Since Axe is all about helping its male consumers out with the ladies, why not just let them know exactly what women want? Axe Puerto Rico and DDB decided to do just that—so they conducted The Sexy Beast Survey, which sounds like an enlightened, fun idea in keeping with the newer, more progressive Axe branding.
Until you think about it for a minute.
This survey asks women bad Cosmo-style questions and then attempts to create a physical picture of "what women want"—by distorting an average-sized digital male avatar to comic proportions.
The questions include such absurdities as:
He's Jack and you are Rose, the Titanic has sunk and you're floating on a table in the middle of the ocean. He:
1. Kisses you like it's the last time. Literally.
2. Finds a way to make you feel safe in spite of the hypothermia.
3. Makes jokes so you forget how close death is.
4. Before he freezes, leaves all of his belongings to you.
Thus, I got to choose whether I was interested in sex, security, a man who can make me laugh, or a man with a lot of cash. They then showed me my "ideal man"—a picture of a long-tonged, big-eared, creepy purple monkey creature whom they claimed was a visualization of my perfect sexy beast.
Well, it was certainly beastly. I think it was supposed to be funny.
On the surface it seems like they were trying hard. We're asking women what they want this time! But we only have a specific set of predetermined answers that allow them to pick which stereotype they want. We're helping men know what women want! But we're showing them a creepy distorted figure that's sure to mess with their self-image when we list big feet and a six-pack as key features.

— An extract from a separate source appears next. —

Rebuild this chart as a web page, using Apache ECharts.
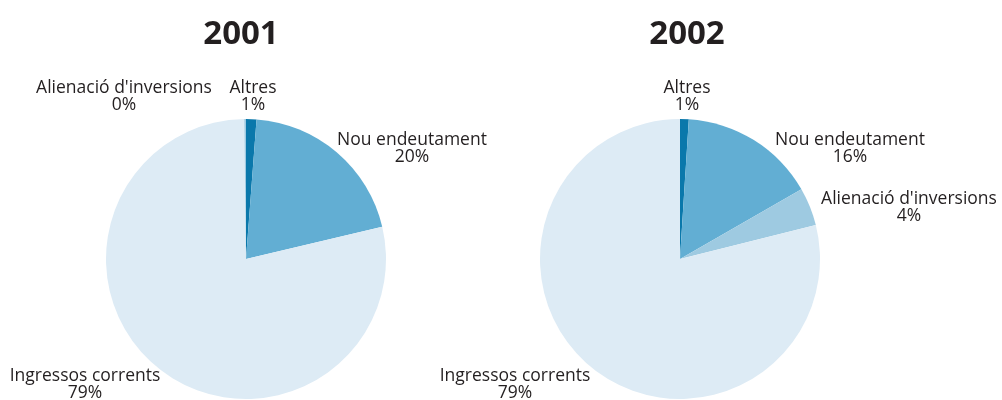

See, who needs a six-pack when you've got the nose, as 72andSunny's remarkable new Axe ad pointed out? What's valuable about you is going to be different from guy to guy. Trying to figure out what all women want, when different women want different things, and trying to conform to a single image of ideal guyness, is dangerous. It's a driver for eating disorders and a call for mean guys to be douchebag enforcers of a single male ideal. It's actually more dangerous than Axe's previous brand of ridiculous male fantasy advertising.
See, Axe is a brand that is sorta, kinda, maybe trying to clean up its image a little—moving from juvenile hyperbole (one spray of our product and women will come running from all corners of the world to attack you with sex!) to the reality that taking a bath and smelling decent is table stakes, and beyond that you actually have to ante up something of value to stay in the game.
This quiz won't give the men of Puerto Rico anything of value. Trust me on this, guys, a billion Cosmo style quizzes will not help you figure out what women want because different women want different things. Some want the six-pack, yeah, but others want the nose, the suit, the moves, the fire. You do you.
Just make sure you work on it. Bathing, grooming and, yes, smelling decent are a requirement. Just not a guarantee.